Вот он, используя в качестве медиума персонажа, наиболее себе близкого, то есть Гэвина, и заставляет Темпл развивать, доводя до окончательности, эту мысль, которую задолго до того высказал русский классик.
"Мы пришли сюда и разбудили вас (обращается героиня к губернатору) лишь затем, чтобы дать Темпл Дрейк честную, справедливую возможность пережить страдание: боль ради самой боли, вроде как у этого русского или у кого там еще, кто написал целую книгу о страдании; так, человек, потерявший сознание, дышит не ради чего-то, а ради того, чтобы просто дышать".
И еще:
"Знаешь (это уже разговор с Нэнси. — Н.А.), ведь все это не для того, чтобы спасти тебя, нет, не для того: все было ради меня, ради страдания и расплаты: еще немного пострадать, просто потому, что для этого оставалось еще немного времени, и мы могли бы им воспользоваться…"

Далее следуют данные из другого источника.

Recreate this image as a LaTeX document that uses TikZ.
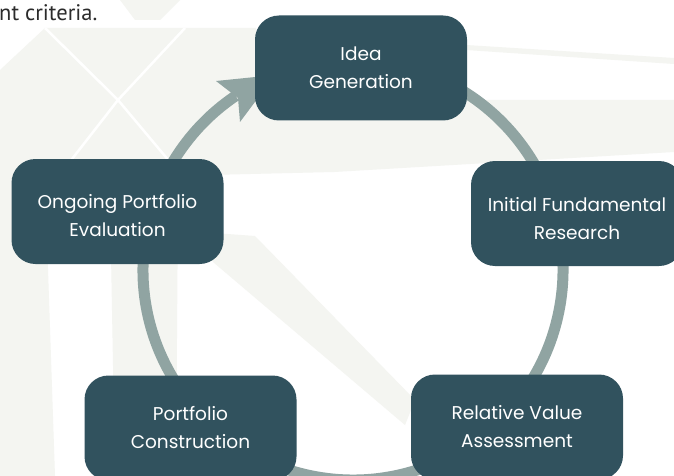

И дальше, опять в сторону Нэнси:
"Но почему обязательно страдание? ОН всемогущ, или так, по крайней мере, говорят. Так почему же ОН не смог придумать ничего другого? Или, если уж страдание так необходимо, почему оно не может быть только твоим? Почему нельзя заплатить за грехи собственной мукой? Почему за то, что я решила восемь лет назад пойти на бейсбольный матч, должны страдать ты и мой ребенок? Что же, ради веры в бога, надо брать на себя боль всех? Что же это за бог, если он шантажирует своих клиентов несчастьями и трагедиями всего мира?" (Достоевский, Достоевский!).
Теперь вполне прояснилось, зачем Фолкнер вернулся к «Святилищу»: прорыв в сторону вечных, экзистенциальных вопросов состоялся. Не удивительно, что «Реквием» так глубоко тронул Альбера Камю; он, в согласии с собственными пристрастиями, интересами, духовностью, придал произведению форму уже собственно философской притчи о добре и зле, так, как если бы это была «Чума» или «Посторонний».
Но самому автору в разреженной атмосфере чистой идеологии, как бы важна для него она ни была, становится неуютно. Отвечая на вопрос о странной композиции "Реквиема по монахине", Фолкнер говорил: "Сама по себе история легко укладывалась в диалог — простой обмен лаконичными репликами. А вот интерлюдии, выступления, преамбулы, не знаю, как назвать, — были нужны для того, чтобы создать эффект контрапункта, который достигается через оркестровку; то есть простые и четкие фразы диалога зазвучали на фоне слегка таинственном, и, как мне кажется, это сделало их звучание более отчетливым, выразительным. Тут не было никакого эксперимента, просто мне казалось, что именно так можно лучше всего рассказать эту историю".
Действительно, технические задачи автора в данном случае совершенно не интересовали. Но, с другой стороны, и история явно не укладывалась в "простой обмен лаконичными репликами", потому и не получалась пьеса. И слово «контрапункт» тоже может сбить с толку, хотя, как и в других случаях, специфически музыкального смысла автор в этот термин не вкладывал. Надо сказать проще: необходим был плотный жизненный фон, символы бытия нуждались в материи бытия.
Прологи переносят нас в совершенно другое пространство и время — не просто в физическом смысле: из дома Темпл или резиденции губернатора — наружу, и на сто с лишним лет назад. Перемещаемся в смысле духовном: иное состояние мира, иные люди.